A Postcard

I had decided last year not to stray too far from home for my ’06 holidays, and I now feel very clever in light of increased airport security. Time to look about Ireland again, I decided, and follow some of my passions here. I’ve mentioned my interest in Memorials and Commemorations on Slugger several times in the past, and last week I took an enormous step for someone steeped in the traditions of Fianna Fail.

I went to Béal na mBláth and visited Michael Collins Memorial. For some reason, that visit has stayed with me, and has affected me very deeply. I dont know how many of you have been there, but it really is an eerie and atmospheric place. There is only one sign post on the main road, and after that, you just play a guessing game. I ended up in circles more than a few times and when all seemed lost, I pulled into a filling station and asked meekly for directions to Béal na mBláth. The bored shopkeeper pointed up to the sign and drawled in her most Corkonian cork… ‘sure arent you here and all?’ If they still ran a prize for dirtiest toilet in Ireland, this place would be a clear winner. The shop itself was haphazard, with crowded tables and laminated A4 sheets of newspaper selling for 15 euro. About a mile down the road, with no sign or warning or notice, a Cross stands on the left hand side of the road. A little gate, and a box for contributions. On the base of the Cross is simply ‘Miceal O’Coleain’ and his date of birth and death. It is so stark and lonely and plain, it is one of the saddest places I can ever remember being.
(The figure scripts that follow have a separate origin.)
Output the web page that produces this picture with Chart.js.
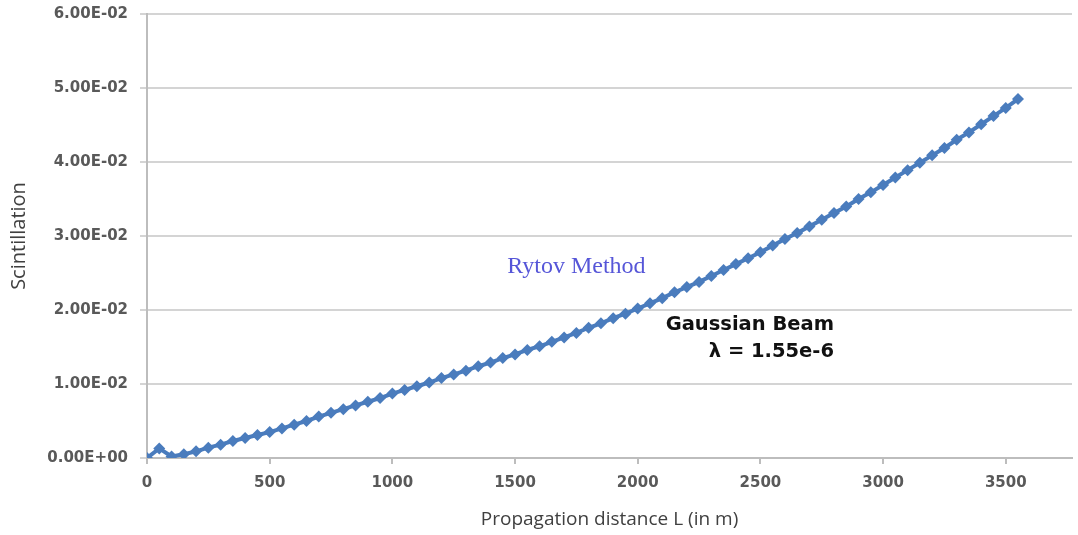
<!DOCTYPE html>
<html>
<head>
<meta charset="utf-8">
<title>Scintillation vs propagation distance</title>
<script src="https://cdn.jsdelivr.net/npm/chart.js@4.4.1/dist/chart.umd.min.js"></script>
<style>
  html, body { margin: 0; padding: 0; background: #ffffff; }
  #wrap { position: relative; width: 1078px; height: 535px; }
</style>
</head>
<body>
<div id="wrap"><canvas id="chart"></canvas></div>
<script>
// Propagation distance L (m)
const distances = [
  0, 50, 100, 150, 200, 250, 300, 350, 400, 450,
  500, 550, 600, 650, 700, 750, 800, 850, 900, 950,
  1000, 1050, 1100, 1150, 1200, 1250, 1300, 1350, 1400, 1450,
  1500, 1550, 1600, 1650, 1700, 1750, 1800, 1850, 1900, 1950,
  2000, 2050, 2100, 2150, 2200, 2250, 2300, 2350, 2400, 2450,
  2500, 2550, 2600, 2650, 2700, 2750, 2800, 2850, 2900, 2950,
  3000, 3050, 3100, 3150, 3200, 3250, 3300, 3350, 3400, 3450,
  3500, 3550
];

// Scintillation index, Rytov method, Gaussian beam at 1.55e-6 m
const scintillation = [
  0.0000, 0.0013, 0.0002, 0.0005, 0.0009, 0.0014, 0.0018, 0.0023, 0.0027, 0.0031,
  0.0035, 0.0040, 0.0045, 0.0050, 0.0056, 0.0061, 0.0066, 0.0071, 0.0076, 0.0081,
  0.0087, 0.0092, 0.0097, 0.0102, 0.0108, 0.0113, 0.0118, 0.0124, 0.0129, 0.0135,
  0.0140, 0.0146, 0.0151, 0.0157, 0.0163, 0.0169, 0.0176, 0.0182, 0.0189, 0.0195,
  0.0202, 0.0209, 0.0216, 0.0224, 0.0231, 0.0238, 0.0246, 0.0254, 0.0262, 0.0270,
  0.0278, 0.0287, 0.0296, 0.0304, 0.0313, 0.0322, 0.0331, 0.0340, 0.0350, 0.0359,
  0.0369, 0.0379, 0.0389, 0.0399, 0.0409, 0.0419, 0.0430, 0.0440, 0.0451, 0.0462,
  0.0473, 0.0485
];

// Axis tick values
const xTicks = [0, 500, 1000, 1500, 2000, 2500, 3000, 3500];
const yTicks = [0, 0.01, 0.02, 0.03, 0.04, 0.05, 0.06];

const points = distances.map((d, i) => ({ x: d, y: scintillation[i] }));

// Spreadsheet-style scientific notation: 6.00E-02, 0.00E+00
function sci(v) {
  if (Math.abs(v) < 1e-12) return '0.00E+00';
  const [m, e] = v.toExponential(2).split('e');
  const n = parseInt(e, 10);
  const sign = n < 0 ? '-' : '+';
  return m + 'E' + sign + String(Math.abs(n)).padStart(2, '0');
}

// Free text labels placed in data coordinates
const noteLabels = {
  id: 'noteLabels',
  afterDatasetsDraw(chart, args, opts) {
    const { ctx, scales } = chart;
    ctx.save();
    for (const n of opts.items) {
      ctx.font = n.font;
      ctx.fillStyle = n.color;
      ctx.textAlign = n.align;
      ctx.textBaseline = 'middle';
      ctx.fillText(n.text, scales.x.getPixelForValue(n.x), scales.y.getPixelForValue(n.y));
    }
    ctx.restore();
  }
};

const gridGrey = '#d4d4d4';
const axisGrey = '#bdbdbd';
const lineBlue = '#4a7cbd';
const tickFont = { family: 'DejaVu Sans', size: 15, weight: 'bold' };

new Chart(document.getElementById('chart'), {
  type: 'scatter',
  data: {
    datasets: [{
      label: 'Rytov Method',
      data: points,
      showLine: true,
      borderColor: lineBlue,
      backgroundColor: lineBlue,
      borderWidth: 4,
      pointStyle: 'rectRot',
      pointRadius: 6,
      pointBorderWidth: 0,
      pointBackgroundColor: lineBlue,
      tension: 0
    }]
  },
  options: {
    responsive: true,
    maintainAspectRatio: false,
    animation: false,
    layout: { padding: { top: 14, right: 3, left: 0, bottom: 0 } },
    plugins: {
      legend: { display: false },
      tooltip: { enabled: false },
      noteLabels: {
        items: [
          { text: 'Rytov Method', x: 1750, y: 0.0258, align: 'center',
            font: '24px "Liberation Serif"', color: '#5656d8' },
          { text: 'Gaussian Beam', x: 2800, y: 0.0180, align: 'right',
            font: 'bold 19.5px "DejaVu Sans"', color: '#111111' },
          { text: 'λ = 1.55e-6', x: 2800, y: 0.0143, align: 'right',
            font: 'bold 19.5px "DejaVu Sans"', color: '#111111' }
        ]
      }
    },
    scales: {
      x: {
        type: 'linear',
        min: 0,
        max: 3770,
        afterBuildTicks(scale) {
          scale.ticks = xTicks.map(v => ({ value: v }));
        },
        afterFit(scale) {
          scale.height = 77;
          scale.paddingLeft = 0;
          scale.paddingRight = 0;
        },
        ticks: {
          color: '#595959',
          font: tickFont,
          padding: 10,
          maxRotation: 0,
          callback: v => String(v)
        },
        grid: {
          drawOnChartArea: false,
          drawTicks: true,
          tickLength: 6,
          tickColor: axisGrey,
          lineWidth: 2
        },
        border: { color: axisGrey, width: 2 },
        title: {
          display: true,
          text: 'Propagation distance L (in m)',
          color: '#404040',
          font: { family: 'Open Sans', size: 19 },
          padding: { top: 0, bottom: 4 }
        }
      },
      y: {
        type: 'linear',
        min: 0,
        max: 0.06,
        afterBuildTicks(scale) {
          scale.ticks = yTicks.map(v => ({ value: v }));
        },
        afterFit(scale) {
          scale.width = 147;
          scale.paddingTop = 0;
          scale.paddingBottom = 0;
        },
        ticks: {
          color: '#595959',
          font: tickFont,
          padding: 12,
          callback: v => sci(v)
        },
        grid: {
          color: gridGrey,
          lineWidth: 2,
          drawTicks: true,
          tickLength: 7,
          tickColor: gridGrey
        },
        border: { color: axisGrey, width: 2 },
        title: {
          display: true,
          text: 'Scintillation',
          color: '#404040',
          font: { family: 'Open Sans', size: 20 },
          padding: { top: 7, bottom: 0 }
        }
      }
    }
  },
  plugins: [noteLabels]
});
</script>
</body>
</html>
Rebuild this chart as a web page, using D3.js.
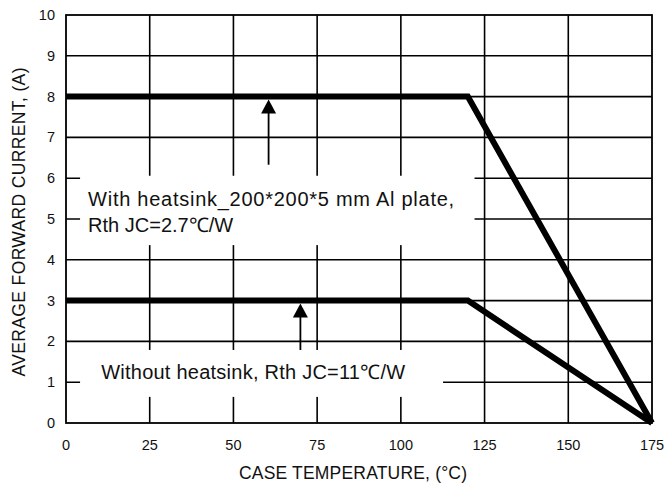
<!DOCTYPE html>
<html>
<head>
<meta charset="utf-8">
<script src="https://cdn.jsdelivr.net/npm/d3@7"></script>
<style>
  body { margin: 0; background: #fff; }
  svg { display: block; font-family: "Liberation Sans", Arial, sans-serif; }
</style>
</head>
<body>
<svg id="chart"></svg>
<script>
// Data
const temps = [0, 120, 175];
const withSink = [8, 8, 0];
const withoutSink = [3, 3, 0];
const xTicks = [0, 25, 50, 75, 100, 125, 150, 175];
const yTicks = [0, 1, 2, 3, 4, 5, 6, 7, 8, 9, 10];

// Annotations (data units)
const arrowX = [60.5, 70];
const arrowTo = [8, 3];
const arrowFrom = [6.33, 1.79];
const boxX0 = [4.2, 4.2];
const boxX1 = [122, 112.6];
const boxY0 = [6.06, 1.79];
const boxY1 = [4.36, 0.64];

// Dimensions
const width = 665;
const height = 489;

const svg = d3.select('#chart')
  .attr('width', width)
  .attr('height', height);

const x = d3.scaleLinear().domain([0, 175]).range([66, 652]);
const y = d3.scaleLinear().domain([0, 10]).range([423, 15]);

// Grid
svg.append('g')
  .selectAll('line')
  .data(xTicks.slice(1, -1))
  .join('line')
  .attr('x1', d => x(d)).attr('x2', d => x(d))
  .attr('y1', y(0)).attr('y2', y(10))
  .attr('stroke', '#000').attr('stroke-width', 1.6);

svg.append('g')
  .selectAll('line')
  .data(yTicks.slice(1, -1))
  .join('line')
  .attr('x1', x(0)).attr('x2', x(175))
  .attr('y1', d => y(d)).attr('y2', d => y(d))
  .attr('stroke', '#000').attr('stroke-width', 1.6);

// Frame
svg.append('rect')
  .attr('x', x(0)).attr('y', y(10))
  .attr('width', x(175) - x(0)).attr('height', y(0) - y(10))
  .attr('fill', 'none')
  .attr('stroke', '#000').attr('stroke-width', 1.8);

// White label boxes
svg.append('g')
  .selectAll('rect')
  .data(boxX0.map((d, i) => i))
  .join('rect')
  .attr('x', i => x(boxX0[i]))
  .attr('y', i => y(boxY0[i]))
  .attr('width', i => x(boxX1[i]) - x(boxX0[i]))
  .attr('height', i => y(boxY1[i]) - y(boxY0[i]))
  .attr('fill', '#fff');

// Curves
const line = d3.line()
  .x(d => x(d[0]))
  .y(d => y(d[1]));

[withSink, withoutSink].forEach(s => {
  svg.append('path')
    .datum(temps.map((t, i) => [t, s[i]]))
    .attr('d', line)
    .attr('fill', 'none')
    .attr('stroke', '#000')
    .attr('stroke-width', 6)
    .attr('stroke-linejoin', 'miter');
});

// Arrows
arrowX.forEach((ax, i) => {
  const px = x(ax);
  const tip = y(arrowTo[i]) + 3;
  svg.append('line')
    .attr('x1', px).attr('x2', px)
    .attr('y1', y(arrowFrom[i])).attr('y2', tip + 12)
    .attr('stroke', '#000').attr('stroke-width', 1.8);
  svg.append('path')
    .attr('d', `M${px},${tip} L${px - 7.5},${tip + 14} L${px + 7.5},${tip + 14} Z`)
    .attr('fill', '#000');
});

// Tick labels
svg.append('g')
  .selectAll('text')
  .data(xTicks)
  .join('text')
  .attr('x', d => x(d))
  .attr('y', 450)
  .attr('text-anchor', 'middle')
  .attr('font-size', '14.5px')
  .attr('fill', '#111')
  .text(d => d);

svg.append('g')
  .selectAll('text')
  .data(yTicks)
  .join('text')
  .attr('x', 55)
  .attr('y', d => y(d) + 5)
  .attr('text-anchor', 'end')
  .attr('font-size', '14.5px')
  .attr('fill', '#111')
  .text(d => d);

// Axis titles
svg.append('text')
  .attr('x', 353)
  .attr('y', 479)
  .attr('text-anchor', 'middle')
  .attr('font-size', '17.5px')
  .attr('fill', '#111')
  .attr('textLength', 228)
  .attr('lengthAdjust', 'spacing')
  .text('CASE TEMPERATURE, (°C)');

svg.append('text')
  .attr('transform', `translate(25, 222) rotate(-90)`)
  .attr('text-anchor', 'middle')
  .attr('font-size', '17.5px')
  .attr('fill', '#111')
  .attr('textLength', 309)
  .attr('lengthAdjust', 'spacing')
  .text('AVERAGE FORWARD CURRENT, (A)');

// Annotation texts
svg.append('text')
  .attr('x', x(6.6))
  .attr('y', 206)
  .attr('font-size', '20px')
  .attr('fill', '#111')
  .attr('textLength', 366)
  .attr('lengthAdjust', 'spacing')
  .text('With heatsink_200*200*5 mm Al plate,');

svg.append('text')
  .attr('x', x(6.6))
  .attr('y', 232)
  .attr('font-size', '20px')
  .attr('fill', '#111')
  .text('Rth JC=2.7℃/W');

svg.append('text')
  .attr('x', x(10.5))
  .attr('y', 379)
  .attr('font-size', '20px')
  .attr('fill', '#111')
  .attr('textLength', 304)
  .attr('lengthAdjust', 'spacing')
  .text('Without heatsink, Rth JC=11℃/W');
</script>
</body>
</html>
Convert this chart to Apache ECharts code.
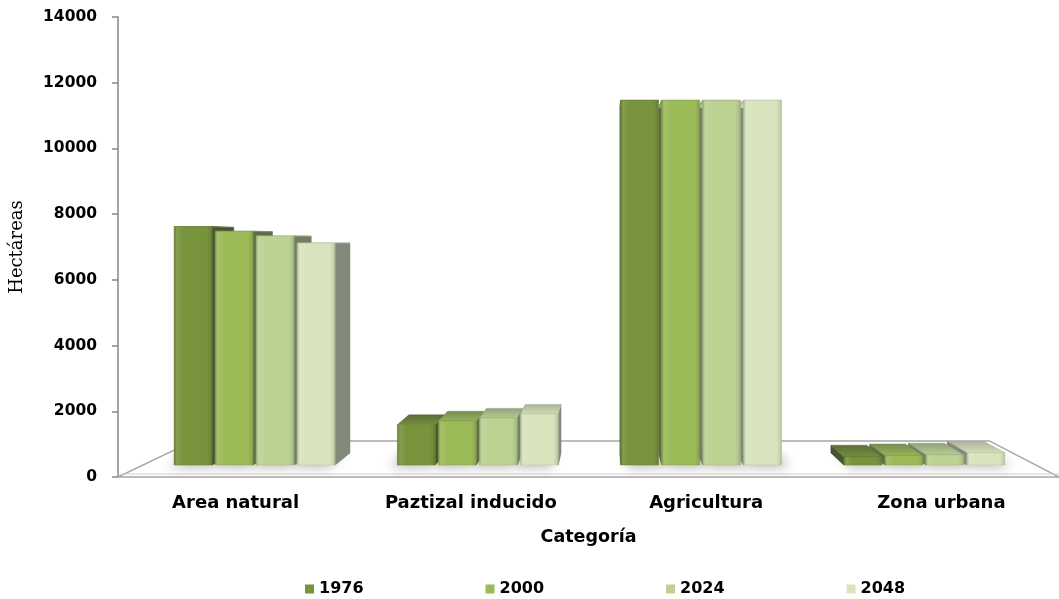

As we walked away I noted a green jeep and a few people cutting grass. I assumed them to be Council workers, but as we chatted, I found that they were from the Irish Army and the Collins Memorial is unique in that it is tended and minded by them, as he was their first Commander in Chief. That made me feel a bit better about the Big Fellow, until I asked how often they tended this special place. ‘Once a year, before the commemoration’.

The soldier in charge couldnt have been more helpful, and laid out the 3 most common scenarios for Collin’s death. He opined the most likely option, a ‘soldier shot’ from 80 yards. And Collins lay and bled to death, robbing us of a great man, soldier and statesman and perhaps someone who could have balanced the more extreme policies and ideologies of DeValera in years to come.

The soldier finished by telling me that this area of Cork is still bitterly divided over the Irish Civil War, and that it is a daily subject of discussion and debate. That part reminded me of my time in Knoxville, Tennessee, where the doctors and nurses spent lunch breaks every day rehearsing the same civil war battles and outcomes.

In one way, it made me feel better about ‘us’ here in Northern Ireland. We’re not so different after all. But, in another way, maybe we have to move a little forward before we allow ourselves the indulgence and luxury of the past.

In any case, spare a thought tonight for Michael Collins, shot dead on a lonely, winding and unforgiving road in Cork.